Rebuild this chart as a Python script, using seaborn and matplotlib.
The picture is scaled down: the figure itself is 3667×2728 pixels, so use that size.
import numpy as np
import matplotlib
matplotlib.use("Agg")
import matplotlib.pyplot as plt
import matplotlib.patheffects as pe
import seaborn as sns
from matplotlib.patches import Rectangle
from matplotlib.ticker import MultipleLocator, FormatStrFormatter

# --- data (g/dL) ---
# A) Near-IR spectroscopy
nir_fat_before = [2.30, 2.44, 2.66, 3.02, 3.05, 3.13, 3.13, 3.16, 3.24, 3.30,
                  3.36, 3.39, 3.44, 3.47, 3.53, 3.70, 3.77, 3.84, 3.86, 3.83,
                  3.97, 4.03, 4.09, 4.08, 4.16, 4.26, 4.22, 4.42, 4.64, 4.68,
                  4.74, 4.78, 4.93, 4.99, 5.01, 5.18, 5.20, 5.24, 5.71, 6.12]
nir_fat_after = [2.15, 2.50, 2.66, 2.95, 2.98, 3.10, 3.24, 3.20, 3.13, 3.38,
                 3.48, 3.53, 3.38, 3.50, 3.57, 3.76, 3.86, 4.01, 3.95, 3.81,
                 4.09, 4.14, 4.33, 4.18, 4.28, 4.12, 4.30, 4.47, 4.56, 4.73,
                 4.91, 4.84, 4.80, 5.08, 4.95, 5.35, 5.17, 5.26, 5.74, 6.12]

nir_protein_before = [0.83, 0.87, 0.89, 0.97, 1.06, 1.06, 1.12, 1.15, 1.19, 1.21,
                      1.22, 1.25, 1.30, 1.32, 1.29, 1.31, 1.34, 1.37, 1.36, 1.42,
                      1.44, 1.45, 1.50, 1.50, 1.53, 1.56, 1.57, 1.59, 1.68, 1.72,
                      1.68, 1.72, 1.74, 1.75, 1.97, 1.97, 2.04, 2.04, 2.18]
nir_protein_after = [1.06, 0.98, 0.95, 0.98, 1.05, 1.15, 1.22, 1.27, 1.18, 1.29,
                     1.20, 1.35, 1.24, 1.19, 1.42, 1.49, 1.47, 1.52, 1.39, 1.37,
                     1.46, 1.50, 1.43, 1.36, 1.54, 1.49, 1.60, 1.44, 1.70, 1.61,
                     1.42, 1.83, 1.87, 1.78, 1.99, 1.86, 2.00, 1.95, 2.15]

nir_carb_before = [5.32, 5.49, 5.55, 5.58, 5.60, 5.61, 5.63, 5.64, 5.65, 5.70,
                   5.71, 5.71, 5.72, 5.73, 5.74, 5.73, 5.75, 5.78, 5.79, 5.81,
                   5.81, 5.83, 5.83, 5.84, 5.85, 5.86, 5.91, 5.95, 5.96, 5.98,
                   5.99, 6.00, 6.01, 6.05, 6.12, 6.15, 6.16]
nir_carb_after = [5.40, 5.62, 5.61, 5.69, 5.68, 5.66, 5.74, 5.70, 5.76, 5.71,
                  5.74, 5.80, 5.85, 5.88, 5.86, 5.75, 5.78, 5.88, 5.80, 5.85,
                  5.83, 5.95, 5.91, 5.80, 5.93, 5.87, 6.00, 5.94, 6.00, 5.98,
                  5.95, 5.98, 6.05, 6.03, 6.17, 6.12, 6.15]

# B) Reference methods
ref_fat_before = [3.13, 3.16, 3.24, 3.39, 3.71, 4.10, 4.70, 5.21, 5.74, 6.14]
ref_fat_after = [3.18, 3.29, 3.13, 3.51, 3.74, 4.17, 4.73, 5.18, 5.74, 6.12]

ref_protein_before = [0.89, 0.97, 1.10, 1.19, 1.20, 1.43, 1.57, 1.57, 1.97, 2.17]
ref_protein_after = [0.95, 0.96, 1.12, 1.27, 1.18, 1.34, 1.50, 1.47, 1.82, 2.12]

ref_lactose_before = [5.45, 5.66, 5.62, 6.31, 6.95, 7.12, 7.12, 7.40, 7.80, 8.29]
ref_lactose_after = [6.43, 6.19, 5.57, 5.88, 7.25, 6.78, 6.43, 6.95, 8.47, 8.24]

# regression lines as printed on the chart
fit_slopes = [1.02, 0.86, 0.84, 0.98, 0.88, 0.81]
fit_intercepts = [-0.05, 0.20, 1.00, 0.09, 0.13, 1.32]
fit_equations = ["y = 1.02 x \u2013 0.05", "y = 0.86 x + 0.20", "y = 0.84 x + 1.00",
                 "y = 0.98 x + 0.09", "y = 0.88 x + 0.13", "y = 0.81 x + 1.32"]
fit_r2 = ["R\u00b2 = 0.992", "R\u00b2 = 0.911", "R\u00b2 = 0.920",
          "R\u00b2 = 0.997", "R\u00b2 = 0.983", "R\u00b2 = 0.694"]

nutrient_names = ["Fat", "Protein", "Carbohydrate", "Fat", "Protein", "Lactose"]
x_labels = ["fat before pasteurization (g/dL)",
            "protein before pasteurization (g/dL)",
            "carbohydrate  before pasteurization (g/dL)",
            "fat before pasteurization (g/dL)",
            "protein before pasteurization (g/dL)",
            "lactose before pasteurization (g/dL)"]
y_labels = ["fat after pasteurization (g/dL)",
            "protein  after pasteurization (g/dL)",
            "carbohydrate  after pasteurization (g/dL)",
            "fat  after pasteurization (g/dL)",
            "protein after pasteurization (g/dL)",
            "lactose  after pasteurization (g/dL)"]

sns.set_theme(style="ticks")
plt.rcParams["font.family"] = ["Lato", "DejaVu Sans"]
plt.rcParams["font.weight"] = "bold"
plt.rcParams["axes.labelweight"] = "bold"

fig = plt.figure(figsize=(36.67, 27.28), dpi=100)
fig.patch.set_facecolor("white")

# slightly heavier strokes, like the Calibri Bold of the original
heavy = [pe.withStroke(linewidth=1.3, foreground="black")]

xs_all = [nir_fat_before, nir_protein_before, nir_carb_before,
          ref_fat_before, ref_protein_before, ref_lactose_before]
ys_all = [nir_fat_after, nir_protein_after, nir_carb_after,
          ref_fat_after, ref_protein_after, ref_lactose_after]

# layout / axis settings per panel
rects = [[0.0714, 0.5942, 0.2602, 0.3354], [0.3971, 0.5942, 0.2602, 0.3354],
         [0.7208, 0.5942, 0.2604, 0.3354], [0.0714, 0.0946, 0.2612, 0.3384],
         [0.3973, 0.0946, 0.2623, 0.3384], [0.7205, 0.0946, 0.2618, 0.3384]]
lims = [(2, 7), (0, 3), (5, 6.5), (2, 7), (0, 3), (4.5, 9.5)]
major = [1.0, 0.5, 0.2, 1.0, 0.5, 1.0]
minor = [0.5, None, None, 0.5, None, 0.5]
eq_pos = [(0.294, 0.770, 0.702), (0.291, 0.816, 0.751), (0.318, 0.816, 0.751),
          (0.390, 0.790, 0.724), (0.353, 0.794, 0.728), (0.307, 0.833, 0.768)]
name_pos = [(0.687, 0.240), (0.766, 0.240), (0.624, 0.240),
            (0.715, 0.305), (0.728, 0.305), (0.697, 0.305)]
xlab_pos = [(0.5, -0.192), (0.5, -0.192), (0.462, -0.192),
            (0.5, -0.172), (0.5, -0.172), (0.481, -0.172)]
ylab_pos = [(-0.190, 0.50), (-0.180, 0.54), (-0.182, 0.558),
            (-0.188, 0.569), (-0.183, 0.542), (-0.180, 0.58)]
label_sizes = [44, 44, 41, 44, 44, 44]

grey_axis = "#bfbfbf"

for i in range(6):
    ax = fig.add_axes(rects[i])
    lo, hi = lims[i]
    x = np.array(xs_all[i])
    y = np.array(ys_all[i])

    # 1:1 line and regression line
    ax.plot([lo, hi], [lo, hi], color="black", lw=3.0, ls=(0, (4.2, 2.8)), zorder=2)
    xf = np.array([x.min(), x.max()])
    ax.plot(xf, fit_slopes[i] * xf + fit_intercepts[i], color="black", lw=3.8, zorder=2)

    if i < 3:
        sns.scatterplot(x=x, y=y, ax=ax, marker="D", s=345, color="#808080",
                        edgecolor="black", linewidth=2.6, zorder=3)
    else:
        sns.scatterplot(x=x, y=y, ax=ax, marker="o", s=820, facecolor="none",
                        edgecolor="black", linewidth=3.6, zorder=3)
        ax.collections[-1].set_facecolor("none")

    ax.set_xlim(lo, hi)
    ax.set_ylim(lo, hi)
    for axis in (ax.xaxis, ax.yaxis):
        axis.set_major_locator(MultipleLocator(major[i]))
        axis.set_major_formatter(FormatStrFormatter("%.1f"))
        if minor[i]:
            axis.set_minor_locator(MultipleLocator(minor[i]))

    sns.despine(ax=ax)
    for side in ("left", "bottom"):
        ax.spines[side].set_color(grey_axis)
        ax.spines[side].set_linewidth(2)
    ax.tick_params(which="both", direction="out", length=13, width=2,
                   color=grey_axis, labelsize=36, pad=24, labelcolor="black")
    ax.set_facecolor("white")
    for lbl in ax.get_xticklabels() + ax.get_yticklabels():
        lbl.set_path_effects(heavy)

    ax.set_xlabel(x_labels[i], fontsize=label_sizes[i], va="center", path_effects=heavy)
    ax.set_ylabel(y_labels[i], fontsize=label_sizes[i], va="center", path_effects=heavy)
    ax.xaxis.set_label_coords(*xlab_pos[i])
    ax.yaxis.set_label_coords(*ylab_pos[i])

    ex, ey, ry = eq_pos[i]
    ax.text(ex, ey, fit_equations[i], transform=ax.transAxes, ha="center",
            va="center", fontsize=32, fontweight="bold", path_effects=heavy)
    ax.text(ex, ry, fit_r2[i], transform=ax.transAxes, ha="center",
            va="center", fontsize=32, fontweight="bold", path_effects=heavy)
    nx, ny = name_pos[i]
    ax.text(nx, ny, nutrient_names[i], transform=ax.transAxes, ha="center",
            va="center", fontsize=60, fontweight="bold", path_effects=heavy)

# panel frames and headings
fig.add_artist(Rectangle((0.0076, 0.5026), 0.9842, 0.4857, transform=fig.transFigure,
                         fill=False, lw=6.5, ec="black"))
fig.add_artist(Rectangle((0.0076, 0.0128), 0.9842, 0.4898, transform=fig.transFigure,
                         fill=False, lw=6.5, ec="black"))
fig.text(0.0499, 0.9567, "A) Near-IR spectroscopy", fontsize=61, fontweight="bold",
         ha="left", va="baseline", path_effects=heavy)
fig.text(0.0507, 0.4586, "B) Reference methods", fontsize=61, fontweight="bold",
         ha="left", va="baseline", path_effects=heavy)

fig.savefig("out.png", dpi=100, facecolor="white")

To do :: Return exactly the leading lines of the listing, stopping after the line in which "from matplotlib.ticker import" occurs.

Solution ::
Rebuild this chart as a Python script, using seaborn and matplotlib.
The picture is scaled down: the figure itself is 3667×2728 pixels, so use that size.
import numpy as np
import matplotlib
matplotlib.use("Agg")
import matplotlib.pyplot as plt
import matplotlib.patheffects as pe
import seaborn as sns
from matplotlib.patches import Rectangle
from matplotlib.ticker import MultipleLocator, FormatStrFormatter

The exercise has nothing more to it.